So it’s a little
after midnight here and I just got up to go to the bathroom. It was definitely one of those moments
where I stared up at the ceiling for a while, wondering if I could just hold
off until the morning because the walk to the bathroom just seemed a little too
far. For the first time on the
race, I’m actually in a room by myself (privacy? What’s that like again?) and
there’s even a bathroom right across the hall. So, with no more excuses, I drug myself out of bed and decided it was worth the
walk. Big commitment at this time
of night.
Now unlike most
people with slightly above average intelligence, I decided the best decision
would be to keep the lights off.
It just seemed like too much work to flip the lights on only to turn
them back off in less than a minute, plus it would just ruin my night
vision. So I stumbled to the
bathroom, hurriedly feeling my way along the wall and then one of the worst
possible things that could happen on a late night bathroom run happened: my
pinkie toe met the unmovable object that is the bathroom doorframe. After repenting of the words that may
or may not have slipped in response to the sharp pain now shooting up my leg, I
had a decision to make. Would I
just limp on the toe and tough it out, or rely on the rest of my body to hop
back to the room?
This decision
proved to be a lot harder than I expected it to be, but while I stood there, I
was given a word that I think God has been trying to hammer into me. I’m made to be a part of a body and as
a member of that body, there is a certain interdependency that I need to submit
to. I’ve always thought it was
just God and me and that’s all I needed.
Sure churches are nice and all, but what is really important is just God
and me. Unfortunately, when Jesus
was asked what the greatest commandment was, He didn’t leave it at “Love the Lord your God with all your heart,
soul, and mind,” which is difficult enough, but followed it quickly with “Love your neighbor as yourself,” thus calling us into community
with others. It was then that a question popped into my head…

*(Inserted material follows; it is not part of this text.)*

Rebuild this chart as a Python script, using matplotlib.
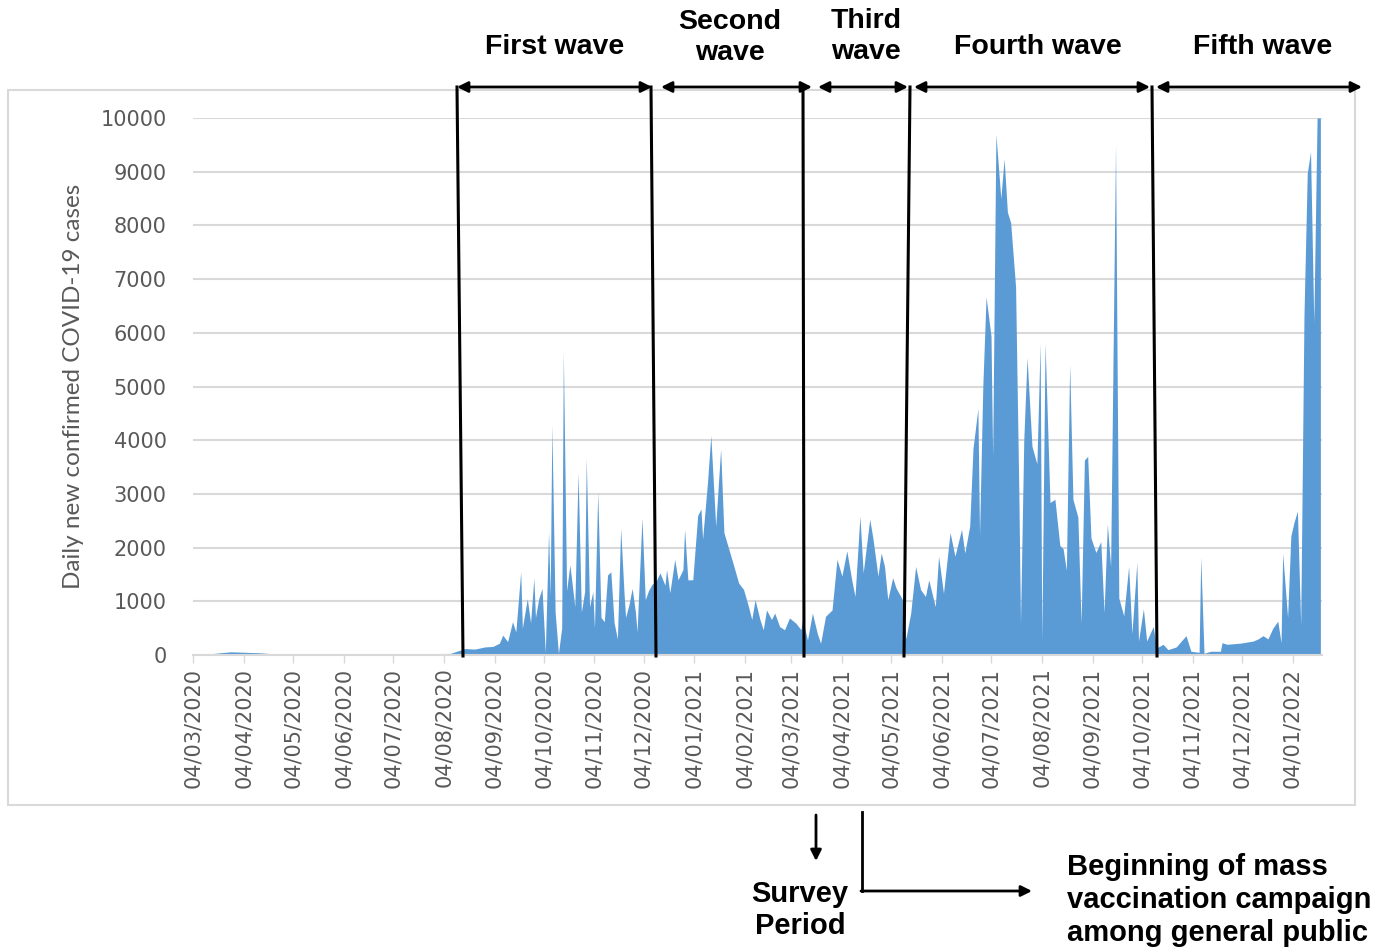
import pandas as pd
import matplotlib.pyplot as plt
from matplotlib.patches import Rectangle

# daily new confirmed cases (days since 04/03/2020)
start_date = '2020-03-04'
day = [0, 7, 13, 23, 32, 41, 50, 65, 90, 114, 139, 157, 162, 166, 172, 178, 183, 187,
       189, 192, 195, 197, 200, 201, 204, 206, 208, 209, 211, 213, 215, 217, 218, 219,
       221, 223, 225, 226, 228, 230, 233, 235, 237, 239, 240, 242, 244, 245, 247, 249,
       251, 253, 255, 257, 259, 261, 263, 264, 266, 268, 270, 271, 274, 276, 278, 280,
       283, 285, 288, 289, 291, 294, 296, 299, 300, 302, 305, 308, 310, 311, 314, 316,
       319, 322, 324, 327, 330, 333, 336, 339, 341, 343, 346, 348, 350, 353, 355, 358,
       361, 364, 368, 371, 372, 375, 378, 381, 383, 386, 390, 393, 396, 399, 402, 404,
       407, 409, 413, 415, 418, 420, 422, 424, 427, 429, 433, 435, 438, 441, 444, 447,
       449, 453, 455, 458, 462, 465, 469, 471, 474, 476, 479, 480, 482, 484, 487, 488,
       490, 493, 495, 497, 499, 502, 504, 505, 507, 509, 512, 515, 517, 518, 520, 523,
       526, 529, 531, 533, 535, 537, 540, 542, 544, 546, 548, 551, 554, 556, 558, 560,
       563, 565, 568, 571, 573, 576, 577, 580, 582, 586, 588, 592, 595, 600, 606, 609,
       614, 615, 617, 621, 627, 628, 631, 639, 647, 650, 653, 656, 659, 662, 664, 665,
       668, 670, 672, 674, 676, 678, 680, 682, 684, 686, 688]
cases = [0, 10, 30, 60, 50, 40, 20, 15, 10, 15, 20, 30, 80, 120, 110, 150, 160, 220,
         370, 250, 620, 430, 1550, 500, 1050, 600, 1430, 700, 1050, 1240, 50, 2300, 1100, 4290,
         800, 30, 500, 5650, 1200, 1680, 900, 3400, 800, 1180, 3670, 900, 1180, 500, 3040, 700,
         620, 1490, 1550, 600, 300, 2360, 1180, 700, 930, 1240, 800, 430, 2550, 1030, 1200, 1310,
         1400, 1530, 1300, 1590, 1160, 1780, 1400, 1590, 2340, 1400, 1400, 2600, 2720, 2160, 3220, 4090,
         2400, 3840, 2280, 1970, 1660, 1340, 1220, 900, 660, 1030, 660, 470, 840, 660, 780, 530,
         470, 690, 590, 470, 660, 280, 780, 400, 220, 720, 840, 1780, 1470, 1940, 1400, 1090,
         2590, 1530, 2530, 2160, 1470, 1900, 1650, 1030, 1440, 1250, 1030, 300, 780, 1650, 1220, 1090,
         1400, 900, 1840, 1150, 2280, 1840, 2340, 1900, 2400, 3840, 4590, 2240, 5000, 6670, 5940, 3700,
         9700, 8500, 9240, 8250, 8050, 6860, 3000, 600, 4000, 5540, 3890, 3560, 5810, 260, 5810, 2840,
         2900, 2040, 1980, 1580, 5410, 2900, 2570, 590, 3630, 3700, 2180, 1910, 2110, 790, 2440, 1650,
         9500, 1060, 730, 1650, 400, 1720, 260, 860, 260, 530, 130, 200, 100, 150, 360, 70,
         50, 1820, 30, 70, 70, 230, 200, 220, 260, 300, 360, 300, 500, 630, 230, 1890,
         700, 2220, 2480, 2680, 560, 6320, 8970, 9370, 6190, 10000, 10000]

y_ticks = [0, 1000, 2000, 3000, 4000, 5000, 6000, 7000, 8000, 9000, 10000]
month_ticks = pd.date_range('2020-03-04', '2022-01-04', freq=pd.DateOffset(months=1))

waves = ['First wave', 'Second\nwave', 'Third\nwave', 'Fourth wave', 'Fifth wave']

W, H = 1389, 947
fig = plt.figure(figsize=(W / 100, H / 100), dpi=100)
fig.patch.set_facecolor('white')

dates = pd.Timestamp(start_date) + pd.to_timedelta(day, unit='D')

ax = fig.add_axes([193 / W, 1 - 655 / H, (1322 - 193) / W, (655 - 118) / H])
ax.fill_between(dates, cases, 0, color='#5B9BD5', linewidth=0)
ax.set_ylim(0, 10000)
ax.set_xlim(pd.Timestamp(start_date), pd.Timestamp(start_date) + pd.Timedelta(days=689))
ax.set_yticks(y_ticks)
ax.set_yticklabels([str(v) for v in y_ticks], fontsize=15, color='#595959', family='DejaVu Sans')
ax.set_xticks(month_ticks)
ax.set_xticklabels([d.strftime('%d/%m/%Y') for d in month_ticks], rotation=90,
                   fontsize=15, color='#595959', family='DejaVu Sans')
ax.tick_params(axis='y', length=0, pad=19)
ax.tick_params(axis='x', length=6, width=1, color='#D9D9D9', pad=3, direction='out')
ax.grid(axis='y', color='#D9D9D9', linewidth=1.5)
ax.set_axisbelow(True)
for s in ['top', 'right', 'left']:
    ax.spines[s].set_visible(False)
ax.spines['bottom'].set_color('#D9D9D9')
ax.spines['bottom'].set_linewidth(1.5)
ax.set_ylabel('Daily new confirmed COVID-19 cases', fontsize=17.5, color='#595959',
              family='Lato', labelpad=12)

# overlay in pixel coordinates for the annotations
ov = fig.add_axes([0, 0, 1, 1], zorder=5)
ov.set_xlim(0, W)
ov.set_ylim(H, 0)
ov.axis('off')
ov.patch.set_alpha(0)

# chart border
ov.add_patch(Rectangle((8, 90), 1347, 715, fill=False, edgecolor='#D9D9D9', linewidth=1.5))

# wave separators
sep = [(457, 463), (651, 656), (803, 804), (910, 904), (1152, 1157)]
for top, bot in sep:
    ov.plot([top, bot], [87, 656], color='black', linewidth=2.2)

spans = [(457, 652), (661, 812), (818, 908), (914, 1150), (1156, 1362)]
for (x1, x2) in spans:
    ov.annotate('', xy=(x2, 87), xytext=(x1, 87),
                arrowprops=dict(arrowstyle='<|-|>', color='black', lw=2,
                                mutation_scale=16, shrinkA=0, shrinkB=0))

label_x = [555, 730, 866, 1038, 1263]
label_y = [47, 37, 36, 47, 47]
for txt, lx, ly in zip(waves, label_x, label_y):
    ov.text(lx, ly, txt, ha='center', va='center', fontsize=20.5, fontweight='bold',
            family='Liberation Sans', linespacing=1.25)

# survey period
ov.annotate('', xy=(816, 861), xytext=(816, 815),
            arrowprops=dict(arrowstyle='-|>', color='black', lw=2, mutation_scale=16,
                            shrinkA=0, shrinkB=0))
ov.text(800, 910, 'Survey\nPeriod', ha='center', va='center', fontsize=21,
        fontweight='bold', family='Liberation Sans', linespacing=1.15)

# vaccination campaign
ov.plot([862, 862], [812, 891], color='black', linewidth=2)
ov.annotate('', xy=(1032, 891), xytext=(861, 891),
            arrowprops=dict(arrowstyle='-|>', color='black', lw=2, mutation_scale=16,
                            shrinkA=0, shrinkB=0))
ov.text(1067, 900, 'Beginning of mass\nvaccination campaign\namong general public',
        ha='left', va='center', fontsize=21, fontweight='bold', family='Liberation Sans',
        linespacing=1.22)

plt.savefig('out.png', dpi=100)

“What if you were the pinkie
toe?”
In a world that
glorifies it’s leaders, heroes, and gifted members, what if the only time I was
recognized was in my pain? What if
I had to actually rely on the rest of the body to carry me or compensate for my
weakness? What if I was completely
immobile because of the pain I was feeling?
I’ve been walking
through a lot of loneliness and pain this past week or so. I think one of the biggest reasons it’s
still there is because I’m just trying to limp through it and be a real man and
tough it out (as if that’s what real men do…). We’re not meant to
face these pains alone or get through them on our own time. We’re a body! We’re willing to join together to
celebrate or do good works, but when it comes to our pain, we don’t want to be
a bother or a weak link. The good
news is that God uses the weak, and we’re all broken, so there goes that
excuse.
There’s a reason
you’re not the only Christian on the planet. There’s a reason God made Adam a helper. There’s a reason Jesus called more than
one to disciple. There’s a reason
God sent His son to demolish the bondage of sin for ALL who believe.
There’s a reason we celebrate when people come to know the Lord.
We’re made for
each other. First to bring glory
to God. Second to unify and bring
His kingdom to earth. When I
refuse to be weak, I boast in my own strength and refuse the humility that
Christ set as an example for us. It’s
ok to be weak because, one last time…We’re a body!